An entity that is the holder or issuer of a debt interest or structured transaction that gives it the right to share in the market participant’s profitability, above a de minimis amount, or that is convertible to an ownership interest that, in connection with other ownership interests, gives the entity, directly or indirectly, 10 percent or more of the ownership instruments of the market participant; or an entity 10 percent of more of whose ownership instruments could, with the conversion of debt or structured products and in combination with other ownership interests, be owned or controlled, directly or indirectly, by a market participant; or

Entities that have entered into an agreement with the market participant that relates to the management of resources that participate in Commission-jurisdictional markets, or otherwise relates to operational or financial control of such resources, such as a tolling agreement, an energy management agreement, an asset management agreement, a fuel management agreement, an operating management agreement, and energy marketing agreement, or the like.

In addition, each market participant would be required to: (1) update their Connected Entity data within 15 days of a change; and (2) certify on an annual basis that its reported Connected Entity data was comprehensive and accurate.

Market participants also would be required to obtain a Legal Entity Identifier (“LEI”), a unique identifier that entities can obtain from the Global LEI Foundation, a non-profit organization established by the G20.  Following passage of the Dodd-Frank Act, certain government agencies, including the Commodity Futures Trading Commission (“CFTC”) and the Securities and Exchange Commission, began requiring use of LEIs to identify parties to swaps transactions.  FERC’s proposal, if approved, would require each market participant to report in their Connected Entity data filing their own LEI and the LEI of each of their Connected Entities (if known).

FERC states that requiring market participants to disclose Connected Entity and LEI data will assist FERC and each market in screening and detecting anti-competitive and manipulative conduct.  While recognizing that both RTOs/ISOs and the CFTC provide FERC with a wealth of trading information, FERC states that it currently lacks a “clear window into the relationships between market participants and other entities, which can be complex.”  FERC adds that it also is unable to “fully utilize this information in order to detect and deter market manipulation because of uncertainty regarding the identify of a given market participant, which may trade under different identifiers in different markets and venues.”

While FERC’s proposal is similar in certain respects to reporting requirements imposed by other regulatory bodies, FERC’s proposal goes beyond forms with similar goals, such as the CFTC’s Form 40, and would require market participants to assess and monitor a wide array of business relationships to determine whether they constitute reportable Connected Entity relationships.  As a practical matter, the breadth and ambiguity of the proposed definition of Connected Entity may make this analysis complex.  Consider the following:

While power sellers already are required to identify and report contractual arrangements that confer control over generation facilities in their market-based rate filings, FERC’s proposed definition of Connected Entity appears to go one step further and would encompass parties to any agreement that “relates to the management of resources that participate in Commission-jurisdictional markets.” The term “management of resources” is left undefined.  However, FERC’s discussion suggests that it could encompass a wide range of activities, including billing and bundling of services and products.
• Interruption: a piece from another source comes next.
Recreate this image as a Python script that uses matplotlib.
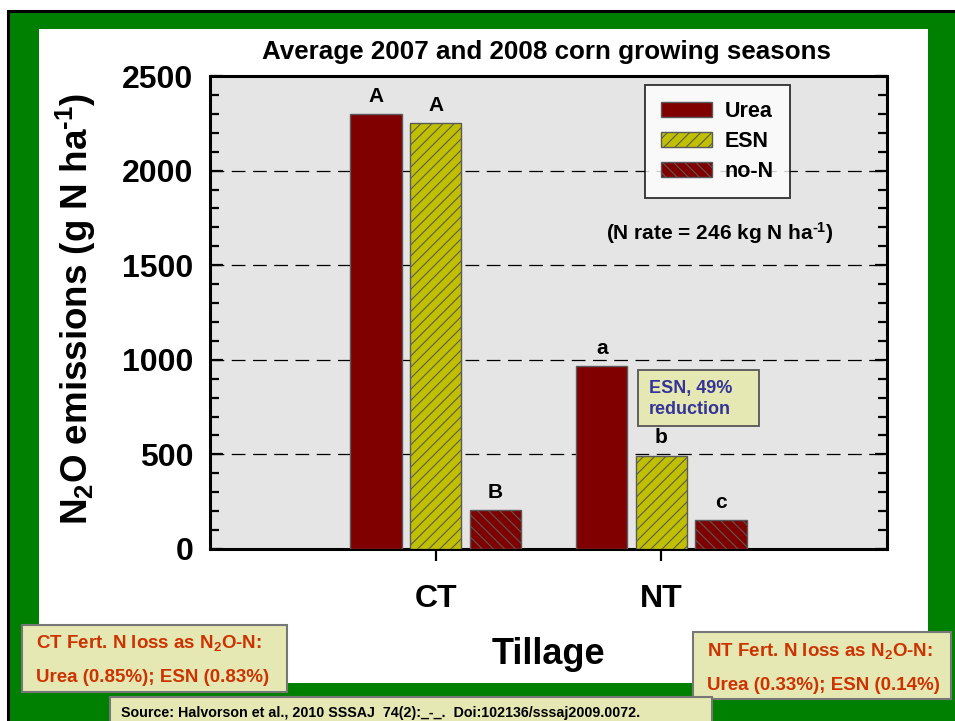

For purposes of FERC’s existing regulations, affiliate is typically defined as any person that owns, controls, or holds with power to vote, 10 percent or more of the outstanding “voting securities” of a specified company. Again, FERC’s definition of Connected Entity appears to go beyond existing requirements by requiring market participants to identify entities holding non-voting or purely passive interests.

FERC’s NOPR also leaves open the question of what constitutes a “de minimis” interest in a market participant’s profitability and requests comment on what an appropriate threshold may be.

Notwithstanding the potentially broad scope of FERC’s proposed disclosure requirements, the NOPR suggests that FERC believes that the additional incremental cost to market participants of complying with these new requirements should be minimal.  In particular, FERC states that it expects that it will take the average market participant approximately four hours to register for an LEI and to initially collect and report Connected Entity data, with an additional three hours per year to maintain and update this information.  Nevertheless, the NOPR invites comments regarding the burden associated with complying with the new rule.  Notably, Commissioner LaFleur issued a concurrence acknowledging that the NOPR “would create a significant new reporting regime for all market participants” and stating that she will consider market participants’ comments on the benefits and burdens of the proposal when deciding whether to support the final rule.

Comments on the NOPR are due 60 days after the date that the NOPR is published in the Federal Register.